Instructions for the task
Reproduce the material word for word; the images stay out.

/---

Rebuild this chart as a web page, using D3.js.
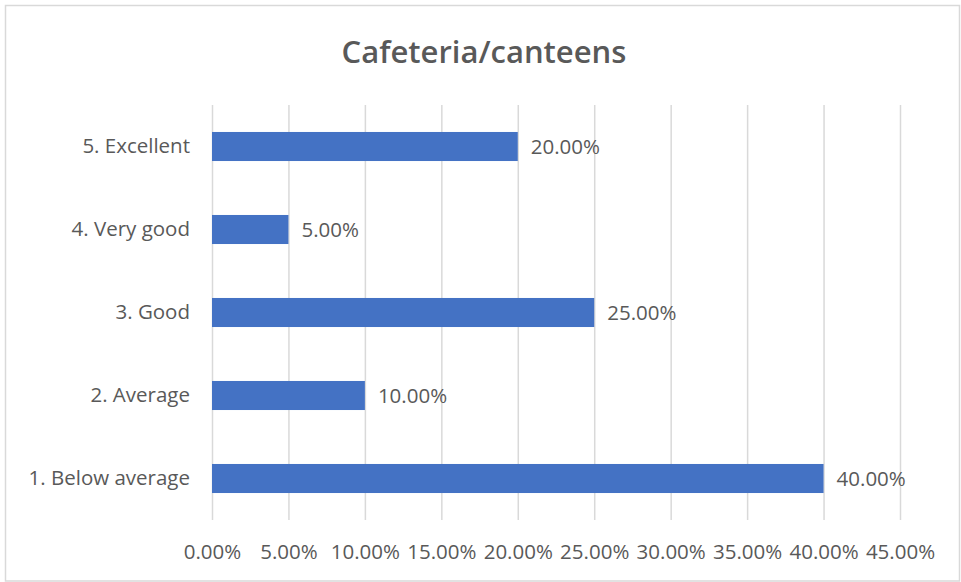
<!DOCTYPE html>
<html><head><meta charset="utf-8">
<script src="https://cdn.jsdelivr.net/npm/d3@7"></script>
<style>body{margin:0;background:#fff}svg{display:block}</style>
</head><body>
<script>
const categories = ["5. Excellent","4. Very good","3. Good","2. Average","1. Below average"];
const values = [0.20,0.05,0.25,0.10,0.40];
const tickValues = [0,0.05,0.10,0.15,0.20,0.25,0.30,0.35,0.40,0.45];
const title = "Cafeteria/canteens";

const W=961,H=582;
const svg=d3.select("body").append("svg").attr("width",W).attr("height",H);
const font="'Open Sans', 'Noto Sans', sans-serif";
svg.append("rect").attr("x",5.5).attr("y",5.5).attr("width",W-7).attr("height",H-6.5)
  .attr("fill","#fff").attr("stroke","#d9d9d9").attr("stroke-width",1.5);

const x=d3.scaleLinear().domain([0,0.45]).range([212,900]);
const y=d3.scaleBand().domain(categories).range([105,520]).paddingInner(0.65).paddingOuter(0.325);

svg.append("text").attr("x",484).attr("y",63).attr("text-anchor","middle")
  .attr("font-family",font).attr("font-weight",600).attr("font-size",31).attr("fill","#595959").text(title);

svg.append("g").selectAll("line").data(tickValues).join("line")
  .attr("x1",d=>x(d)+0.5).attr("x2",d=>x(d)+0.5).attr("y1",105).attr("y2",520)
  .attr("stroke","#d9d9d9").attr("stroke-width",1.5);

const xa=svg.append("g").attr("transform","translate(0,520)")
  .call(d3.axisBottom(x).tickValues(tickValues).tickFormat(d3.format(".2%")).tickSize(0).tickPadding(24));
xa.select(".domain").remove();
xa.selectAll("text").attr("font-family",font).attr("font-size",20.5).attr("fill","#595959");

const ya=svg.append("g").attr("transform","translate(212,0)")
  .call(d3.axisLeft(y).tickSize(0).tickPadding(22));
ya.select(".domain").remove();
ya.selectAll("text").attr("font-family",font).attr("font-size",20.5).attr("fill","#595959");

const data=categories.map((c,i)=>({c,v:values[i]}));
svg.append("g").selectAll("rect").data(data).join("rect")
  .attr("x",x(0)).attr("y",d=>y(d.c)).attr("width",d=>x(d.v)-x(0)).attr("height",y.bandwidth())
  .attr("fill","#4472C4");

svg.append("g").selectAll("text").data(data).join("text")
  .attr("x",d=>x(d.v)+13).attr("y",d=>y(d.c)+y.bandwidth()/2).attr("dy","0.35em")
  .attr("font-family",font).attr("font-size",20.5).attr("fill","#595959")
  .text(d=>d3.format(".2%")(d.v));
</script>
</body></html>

\---

Result of this exercise
Rebuild this chart as a web page, using D3.js.
<!DOCTYPE html>
<html><head><meta charset="utf-8">
<script src="https://cdn.jsdelivr.net/npm/d3@7"></script>
<style>body{margin:0;background:#fff}svg{display:block}</style>
</head><body>
<script>
const categories = ["5. Excellent","4. Very good","3. Good","2. Average","1. Below average"];
const values = [0.20,0.05,0.25,0.10,0.40];
const tickValues = [0,0.05,0.10,0.15,0.20,0.25,0.30,0.35,0.40,0.45];
const title = "Cafeteria/canteens";

const W=961,H=582;
const svg=d3.select("body").append("svg").attr("width",W).attr("height",H);
const font="'Open Sans', 'Noto Sans', sans-serif";
svg.append("rect").attr("x",5.5).attr("y",5.5).attr("width",W-7).attr("height",H-6.5)
  .attr("fill","#fff").attr("stroke","#d9d9d9").attr("stroke-width",1.5);

const x=d3.scaleLinear().domain([0,0.45]).range([212,900]);
const y=d3.scaleBand().domain(categories).range([105,520]).paddingInner(0.65).paddingOuter(0.325);

svg.append("text").attr("x",484).attr("y",63).attr("text-anchor","middle")
  .attr("font-family",font).attr("font-weight",600).attr("font-size",31).attr("fill","#595959").text(title);

svg.append("g").selectAll("line").data(tickValues).join("line")
  .attr("x1",d=>x(d)+0.5).attr("x2",d=>x(d)+0.5).attr("y1",105).attr("y2",520)
  .attr("stroke","#d9d9d9").attr("stroke-width",1.5);

const xa=svg.append("g").attr("transform","translate(0,520)")
  .call(d3.axisBottom(x).tickValues(tickValues).tickFormat(d3.format(".2%")).tickSize(0).tickPadding(24));
xa.select(".domain").remove();
xa.selectAll("text").attr("font-family",font).attr("font-size",20.5).attr("fill","#595959");

const ya=svg.append("g").attr("transform","translate(212,0)")
  .call(d3.axisLeft(y).tickSize(0).tickPadding(22));
ya.select(".domain").remove();
ya.selectAll("text").attr("font-family",font).attr("font-size",20.5).attr("fill","#595959");

const data=categories.map((c,i)=>({c,v:values[i]}));
svg.append("g").selectAll("rect").data(data).join("rect")
  .attr("x",x(0)).attr("y",d=>y(d.c)).attr("width",d=>x(d.v)-x(0)).attr("height",y.bandwidth())
  .attr("fill","#4472C4");

svg.append("g").selectAll("text").data(data).join("text")
  .attr("x",d=>x(d.v)+13).attr("y",d=>y(d.c)+y.bandwidth()/2).attr("dy","0.35em")
  .attr("font-family",font).attr("font-size",20.5).attr("fill","#595959")
  .text(d=>d3.format(".2%")(d.v));
</script>
</body></html>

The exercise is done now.